On Mon, Jan 30, 2012 at 09:32:14PM -0600, Peng Yu wrote:
> > What do you mean by "closure"?
> 
> See here for the explanation of closure.
> http://en.wikipedia.org/wiki/Closure_%28computer_science%29

 "In computer science, a closure (also lexical closure, function closure,
 function value or functional value) is a function together with a referencing
 environment for the non-local variables of that function.[1] A closure allows
 a function to access variables outside its typical scope."

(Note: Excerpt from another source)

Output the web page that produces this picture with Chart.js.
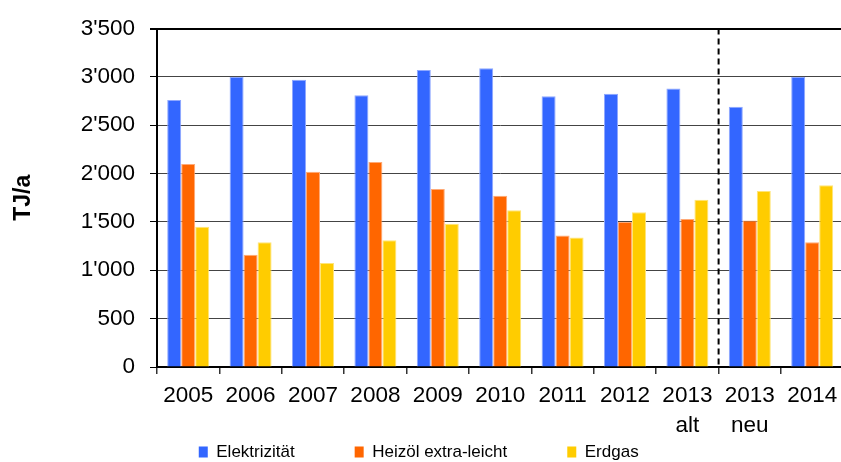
<!DOCTYPE html>
<html>
<head>
<meta charset="utf-8">
<script src="https://cdn.jsdelivr.net/npm/chart.js@4/dist/chart.umd.min.js"></script>
<style>
  html, body { margin: 0; padding: 0; overflow: hidden; background: #fff; }
  #wrap { width: 846px; height: 462px; position: relative; }
</style>
</head>
<body>
<div id="wrap"><canvas id="c"></canvas></div>
<script>
const categories = ['2005', '2006', '2007', '2008', '2009', '2010', '2011', '2012', ['2013', 'alt'], ['2013', 'neu'], '2014'];
const elektrizitaet = [2760, 3000, 2970, 2810, 3070, 3090, 2800, 2825, 2880, 2690, 3000];
const heizoel = [2100, 1160, 2020, 2120, 1840, 1770, 1360, 1500, 1530, 1515, 1290];
const erdgas = [1450, 1290, 1075, 1310, 1480, 1620, 1340, 1600, 1730, 1820, 1880];
const seriesNames = ['Elektrizität', 'Heizöl extra-leicht', 'Erdgas'];
const yTicks = { min: 0, max: 3500, step: 500 };
const yTitle = 'TJ/a';
const dividerAfterIndex = 8; // dashed line between "2013 alt" and "2013 neu"

function fmt(v) {
  return String(v).replace(/\B(?=(\d{3})+(?!\d))/g, "'");
}

const FONT = "'Liberation Sans', Arial, sans-serif";

const dividerPlugin = {
  id: 'divider',
  afterLayout(chart) {
    // let the x tick labels (two-line ones too) extend below the compact axis box
    chart.scales.x.bottom = chart.height;
  },
  afterDatasetsDraw(chart) {
    const x = chart.scales.x;
    const area = chart.chartArea;
    const px = (x.getPixelForValue(dividerAfterIndex) + x.getPixelForValue(dividerAfterIndex + 1)) / 2;
    const ctx = chart.ctx;
    ctx.save();
    ctx.strokeStyle = '#000';
    ctx.lineWidth = 2;
    ctx.setLineDash([6, 4]);
    ctx.beginPath();
    ctx.moveTo(px, area.top);
    ctx.lineTo(px, area.bottom);
    ctx.stroke();
    ctx.restore();
  }
};

new Chart(document.getElementById('c'), {
  type: 'bar',
  data: {
    labels: categories,
    datasets: [
      { label: seriesNames[0], data: elektrizitaet, backgroundColor: '#3366FF', borderColor: '#8FA8FF', borderWidth: 1 },
      { label: seriesNames[1], data: heizoel, backgroundColor: '#FF6600', borderColor: '#FFAA77', borderWidth: 1 },
      { label: seriesNames[2], data: erdgas, backgroundColor: '#FFCC00', borderColor: '#FFE577', borderWidth: 1 }
    ]
  },
  options: {
    responsive: true,
    maintainAspectRatio: false,
    animation: false,
    devicePixelRatio: 1,
    layout: { padding: { top: 25, left: -6, right: 2.6, bottom: 0 } },
    datasets: { bar: { categoryPercentage: 0.673, barPercentage: 1.0 } },
    plugins: {
      tooltip: { enabled: false },
      legend: {
        position: 'bottom',
        maxHeight: 78.5,
        labels: {
          font: { family: FONT, size: 17 },
          color: '#000',
          boxWidth: 9,
          boxHeight: 11,
          padding: 60,
          generateLabels: (chart) => Chart.defaults.plugins.legend.labels.generateLabels(chart).map(l => Object.assign(l, { lineWidth: 0 }))
        }
      }
    },
    scales: {
      x: {
        afterFit: (s) => { s.height = 16.5; },
        grid: { display: true, drawOnChartArea: false, drawTicks: true, tickLength: 7, color: '#333', lineWidth: 1.5 },
        border: { display: true, color: '#000', width: 2 },
        ticks: { font: { family: FONT, size: 22.5, lineHeight: 1.36 }, color: '#000', padding: 6, maxRotation: 0, autoSkip: false }
      },
      y: {
        min: yTicks.min,
        max: yTicks.max,
        afterFit: (s) => { s.width = 163; },
        grid: {
          drawTicks: true,
          tickLength: 7,
          color: (c) => (c.tick && c.tick.value === yTicks.max) ? '#000' : '#444',
          lineWidth: (c) => (c.tick && c.tick.value === yTicks.max) ? 2 : 1,
          tickColor: '#000'
        },
        border: { display: true, color: '#000', width: 2 },
        ticks: {
          stepSize: yTicks.step,
          font: { family: FONT, size: 22.5 },
          color: '#000',
          padding: 15,
          callback: (v) => fmt(v)
        },
        title: {
          display: true,
          text: yTitle,
          font: { family: FONT, size: 23, weight: 'bold' },
          color: '#000',
          padding: { top: 16, bottom: 0 }
        }
      }
    }
  },
  plugins: [dividerPlugin]
});
</script>
</body>
</html>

How very bizarre.  I still don't quite understand the purpose, but I'll
set it aside for now.

Once again, what are you trying to do here?  Are you trying to launch
5 jobs at a time out of a list of 1000 jobs, where each "job" is a
bash function, and therefore is not available to GNU parallel, which
is an external program?

The obvious way to do that would be to put the function's defining code
in a file, and then source it in a shell created by GNU parallel.

$ cat myfunc
myfunc() {
  echo "\$1 is $1"
}
$ parallel bash -c 'source ./myfunc; myfunc "$1"' _ -- 1 2 3
$1 is 2
$1 is 1
$1 is 3

This is much cleaner and safer than trying to export a function through
the environment and simply hoping that it magically comes through.